## Start Data shown
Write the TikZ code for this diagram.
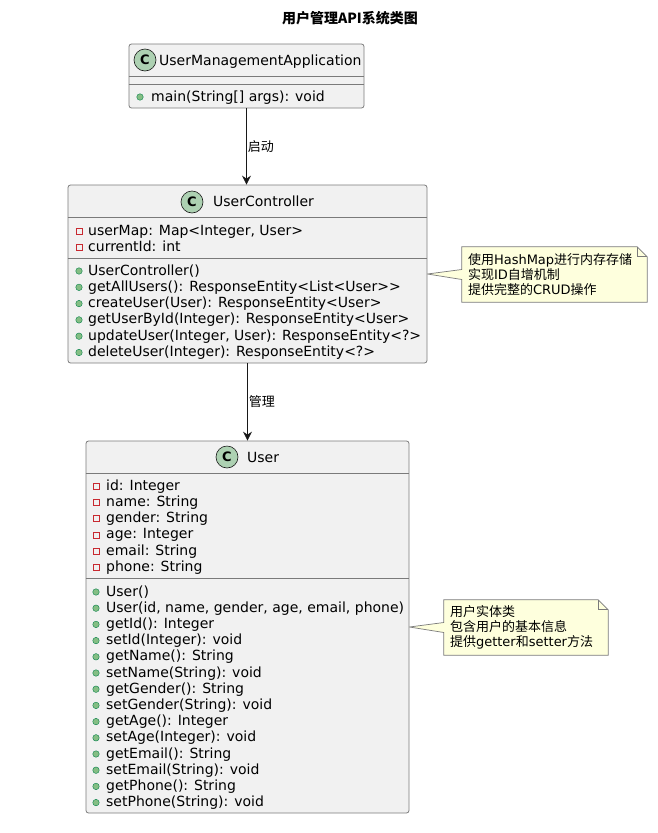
\documentclass[tikz,border=0pt]{standalone}
\usepackage{fontspec}
\setmainfont{DejaVu Sans}
\newfontfamily\cjk{Noto Sans CJK SC}
\usepackage{tikz}
\usetikzlibrary{arrows.meta, positioning, backgrounds}
\definecolor{umlBorda}{HTML}{181818}
\definecolor{umlCaixa}{HTML}{7A7A7A}
\definecolor{umlFundo}{HTML}{F1F1F1}
\definecolor{umlIcone}{HTML}{ADD1B2}
\definecolor{umlPrivado}{HTML}{C82930}
\definecolor{umlPublico}{HTML}{84BE84}
\definecolor{umlPublicoBorda}{HTML}{038048}
\definecolor{umlNota}{HTML}{FEFFDD}
\newcommand{\zh}[1]{{\cjk #1}}

\begin{document}
\begin{tikzpicture}[x=1pt, y=-1pt,
    classbox/.style={draw=umlCaixa, fill=umlFundo, line width=0.8pt, rounded corners=2.5pt, inner sep=0pt},
    classicon/.style={circle, draw=umlBorda, fill=umlIcone, line width=0.6pt, minimum size=22pt, inner sep=0pt, font=\bfseries\fontsize{13}{13}\selectfont},
    classname/.style={anchor=base west, inner sep=0pt, font=\fontsize{14}{16}\selectfont},
    member/.style={anchor=base west, inner sep=0pt, font=\fontsize{14}{16}\selectfont},
    privicon/.style={rectangle, draw=umlPrivado, line width=0.6pt, minimum size=6pt, inner sep=0pt},
    pubicon/.style={circle, draw=umlPublicoBorda, fill=umlPublico, line width=0.4pt, minimum size=6.5pt, inner sep=0pt},
    notebox/.style={inner xsep=6pt, inner ysep=0pt, align=left, font=\fontsize{13}{15}\selectfont},
    noteline/.style={draw=umlCaixa, fill=umlNota, line width=0.7pt},
    sepline/.style={draw=umlCaixa, line width=0.8pt},
    arrow/.style={draw=umlBorda, line width=0.8pt, -{Stealth[length=9pt, width=9pt, inset=3pt]}},
    edgelabel/.style={right, inner sep=1pt, font=\cjk\fontsize{13}{13}\selectfont}
]
    \useasboundingbox (0,0) rectangle (658,833);

    \node[font=\cjk\bfseries\fontsize{14}{14}\selectfont] (title) at (350,18) {用户管理API系统类图};

    % UserManagementApplication
    \node[classbox, minimum width=235pt, minimum height=64pt] (app) at (246.5,76) {};
    \node[classicon] (appc) at (145,60) {C};
    \node[classname] (appn) at (159,65) {UserManagementApplication};
    \draw[sepline] (app.west |- 0,76) -- (app.east |- 0,76);
    \draw[sepline] (app.west |- 0,84) -- (app.east |- 0,84);
    \node[pubicon] (appmi1) at (140,97) {};
    \node[member] (appm1) at (151,101) {main(String[] args): void};

    % UserController
    \node[classbox, minimum width=359pt, minimum height=178pt] (ctrl) at (247.5,274) {};
    \node[classicon] (ctrlc) at (192,202) {C};
    \node[classname] (ctrln) at (213,206) {UserController};
    \draw[sepline] (ctrl.west |- 0,217) -- (ctrl.east |- 0,217);
    \draw[sepline] (ctrl.west |- 0,258) -- (ctrl.east |- 0,258);
    \foreach \txt [count=\i] in {{userMap: Map<Integer, User>}, currentId: int} {
        \node[privicon] (ctrlai\i) at (79, 214.7+16.3*\i) {};
        \node[member] (ctrla\i) at (88, 218.7+16.3*\i) {\txt};
    }
    \foreach \txt [count=\i] in {UserController(), getAllUsers(): ResponseEntity<List<User>{}>,
        createUser(User): ResponseEntity<User>, getUserById(Integer): ResponseEntity<User>,
        {updateUser(Integer, User): ResponseEntity<?>}, deleteUser(Integer): ResponseEntity<?>} {
        \node[pubicon] (ctrlmi\i) at (79, 254.7+16.3*\i) {};
        \node[member] (ctrlm\i) at (88, 258.7+16.3*\i) {\txt};
    }

    % User
    \node[classbox, minimum width=323pt, minimum height=372pt] (user) at (247.5,627) {};
    \node[classicon] (userc) at (227,457) {C};
    \node[classname] (usern) at (247,462) {User};
    \draw[sepline] (user.west |- 0,473) -- (user.east |- 0,473);
    \draw[sepline] (user.west |- 0,578) -- (user.east |- 0,578);
    \foreach \txt [count=\i] in {id: Integer, name: String, gender: String, age: Integer, email: String, phone: String} {
        \node[privicon] (userai\i) at (96, 469.7+16.3*\i) {};
        \node[member] (usera\i) at (106, 473.7+16.3*\i) {\txt};
    }
    \foreach \txt [count=\i] in {User(), {User(id, name, gender, age, email, phone)}, getId(): Integer,
        setId(Integer): void, getName(): String, setName(String): void, getGender(): String,
        setGender(String): void, getAge(): Integer, setAge(Integer): void, getEmail(): String,
        setEmail(String): void, getPhone(): String, setPhone(String): void} {
        \node[pubicon] (usermi\i) at (96, 575.8+16.2*\i) {};
        \node[member] (userm\i) at (106, 579.8+16.2*\i) {\txt};
    }

    % notas
    \node[notebox, text width=173pt, minimum height=55pt] (n1) at (554.5,274.5)
        {\zh{使用}HashMap\zh{进行内存存储}\\\zh{实现}ID\zh{自增机制}\\\zh{提供完整的}CRUD\zh{操作}};
    \node[notebox, text width=152pt, minimum height=55pt] (n2) at (526,627.5)
        {\zh{用户实体类}\\\zh{包含用户的基本信息}\\\zh{提供}getter\zh{和}setter\zh{方法}};
    \begin{scope}[on background layer]
    \foreach \n/\c in {n1/ctrl, n2/user} {
        \draw[noteline] (\n.north west) -- ([xshift=-10pt]\n.north east) -- ([yshift=-10pt]\n.north east)
            -- (\n.south east) -- (\n.south west) -- ([yshift=-5pt]\n.west) -- (\c.east)
            -- ([yshift=5pt]\n.west) -- cycle;
        \draw[noteline, fill=none] ([xshift=-10pt]\n.north east) -- ([xshift=-10pt, yshift=-10pt]\n.north east)
            -- ([yshift=-10pt]\n.north east);
    }
    \end{scope}

    \draw[arrow] (app.south) -- (app.south |- ctrl.north) node[edgelabel, midway] (l1) {启动};
    \draw[arrow] (ctrl.south) -- (ctrl.south |- user.north) node[edgelabel, midway] (l2) {管理};
\end{tikzpicture}
\end{document}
## End Data shown
# Work to do:
Omit each picture, then return all of the listing exactly as it stands.

# Final answer:
Write the TikZ code for this diagram.
\documentclass[tikz,border=0pt]{standalone}
\usepackage{fontspec}
\setmainfont{DejaVu Sans}
\newfontfamily\cjk{Noto Sans CJK SC}
\usepackage{tikz}
\usetikzlibrary{arrows.meta, positioning, backgrounds}
\definecolor{umlBorda}{HTML}{181818}
\definecolor{umlCaixa}{HTML}{7A7A7A}
\definecolor{umlFundo}{HTML}{F1F1F1}
\definecolor{umlIcone}{HTML}{ADD1B2}
\definecolor{umlPrivado}{HTML}{C82930}
\definecolor{umlPublico}{HTML}{84BE84}
\definecolor{umlPublicoBorda}{HTML}{038048}
\definecolor{umlNota}{HTML}{FEFFDD}
\newcommand{\zh}[1]{{\cjk #1}}

\begin{document}
\begin{tikzpicture}[x=1pt, y=-1pt,
    classbox/.style={draw=umlCaixa, fill=umlFundo, line width=0.8pt, rounded corners=2.5pt, inner sep=0pt},
    classicon/.style={circle, draw=umlBorda, fill=umlIcone, line width=0.6pt, minimum size=22pt, inner sep=0pt, font=\bfseries\fontsize{13}{13}\selectfont},
    classname/.style={anchor=base west, inner sep=0pt, font=\fontsize{14}{16}\selectfont},
    member/.style={anchor=base west, inner sep=0pt, font=\fontsize{14}{16}\selectfont},
    privicon/.style={rectangle, draw=umlPrivado, line width=0.6pt, minimum size=6pt, inner sep=0pt},
    pubicon/.style={circle, draw=umlPublicoBorda, fill=umlPublico, line width=0.4pt, minimum size=6.5pt, inner sep=0pt},
    notebox/.style={inner xsep=6pt, inner ysep=0pt, align=left, font=\fontsize{13}{15}\selectfont},
    noteline/.style={draw=umlCaixa, fill=umlNota, line width=0.7pt},
    sepline/.style={draw=umlCaixa, line width=0.8pt},
    arrow/.style={draw=umlBorda, line width=0.8pt, -{Stealth[length=9pt, width=9pt, inset=3pt]}},
    edgelabel/.style={right, inner sep=1pt, font=\cjk\fontsize{13}{13}\selectfont}
]
    \useasboundingbox (0,0) rectangle (658,833);

    \node[font=\cjk\bfseries\fontsize{14}{14}\selectfont] (title) at (350,18) {用户管理API系统类图};

    % UserManagementApplication
    \node[classbox, minimum width=235pt, minimum height=64pt] (app) at (246.5,76) {};
    \node[classicon] (appc) at (145,60) {C};
    \node[classname] (appn) at (159,65) {UserManagementApplication};
    \draw[sepline] (app.west |- 0,76) -- (app.east |- 0,76);
    \draw[sepline] (app.west |- 0,84) -- (app.east |- 0,84);
    \node[pubicon] (appmi1) at (140,97) {};
    \node[member] (appm1) at (151,101) {main(String[] args): void};

    % UserController
    \node[classbox, minimum width=359pt, minimum height=178pt] (ctrl) at (247.5,274) {};
    \node[classicon] (ctrlc) at (192,202) {C};
    \node[classname] (ctrln) at (213,206) {UserController};
    \draw[sepline] (ctrl.west |- 0,217) -- (ctrl.east |- 0,217);
    \draw[sepline] (ctrl.west |- 0,258) -- (ctrl.east |- 0,258);
    \foreach \txt [count=\i] in {{userMap: Map<Integer, User>}, currentId: int} {
        \node[privicon] (ctrlai\i) at (79, 214.7+16.3*\i) {};
        \node[member] (ctrla\i) at (88, 218.7+16.3*\i) {\txt};
    }
    \foreach \txt [count=\i] in {UserController(), getAllUsers(): ResponseEntity<List<User>{}>,
        createUser(User): ResponseEntity<User>, getUserById(Integer): ResponseEntity<User>,
        {updateUser(Integer, User): ResponseEntity<?>}, deleteUser(Integer): ResponseEntity<?>} {
        \node[pubicon] (ctrlmi\i) at (79, 254.7+16.3*\i) {};
        \node[member] (ctrlm\i) at (88, 258.7+16.3*\i) {\txt};
    }

    % User
    \node[classbox, minimum width=323pt, minimum height=372pt] (user) at (247.5,627) {};
    \node[classicon] (userc) at (227,457) {C};
    \node[classname] (usern) at (247,462) {User};
    \draw[sepline] (user.west |- 0,473) -- (user.east |- 0,473);
    \draw[sepline] (user.west |- 0,578) -- (user.east |- 0,578);
    \foreach \txt [count=\i] in {id: Integer, name: String, gender: String, age: Integer, email: String, phone: String} {
        \node[privicon] (userai\i) at (96, 469.7+16.3*\i) {};
        \node[member] (usera\i) at (106, 473.7+16.3*\i) {\txt};
    }
    \foreach \txt [count=\i] in {User(), {User(id, name, gender, age, email, phone)}, getId(): Integer,
        setId(Integer): void, getName(): String, setName(String): void, getGender(): String,
        setGender(String): void, getAge(): Integer, setAge(Integer): void, getEmail(): String,
        setEmail(String): void, getPhone(): String, setPhone(String): void} {
        \node[pubicon] (usermi\i) at (96, 575.8+16.2*\i) {};
        \node[member] (userm\i) at (106, 579.8+16.2*\i) {\txt};
    }

    % notas
    \node[notebox, text width=173pt, minimum height=55pt] (n1) at (554.5,274.5)
        {\zh{使用}HashMap\zh{进行内存存储}\\\zh{实现}ID\zh{自增机制}\\\zh{提供完整的}CRUD\zh{操作}};
    \node[notebox, text width=152pt, minimum height=55pt] (n2) at (526,627.5)
        {\zh{用户实体类}\\\zh{包含用户的基本信息}\\\zh{提供}getter\zh{和}setter\zh{方法}};
    \begin{scope}[on background layer]
    \foreach \n/\c in {n1/ctrl, n2/user} {
        \draw[noteline] (\n.north west) -- ([xshift=-10pt]\n.north east) -- ([yshift=-10pt]\n.north east)
            -- (\n.south east) -- (\n.south west) -- ([yshift=-5pt]\n.west) -- (\c.east)
            -- ([yshift=5pt]\n.west) -- cycle;
        \draw[noteline, fill=none] ([xshift=-10pt]\n.north east) -- ([xshift=-10pt, yshift=-10pt]\n.north east)
            -- ([yshift=-10pt]\n.north east);
    }
    \end{scope}

    \draw[arrow] (app.south) -- (app.south |- ctrl.north) node[edgelabel, midway] (l1) {启动};
    \draw[arrow] (ctrl.south) -- (ctrl.south |- user.north) node[edgelabel, midway] (l2) {管理};
\end{tikzpicture}
\end{document}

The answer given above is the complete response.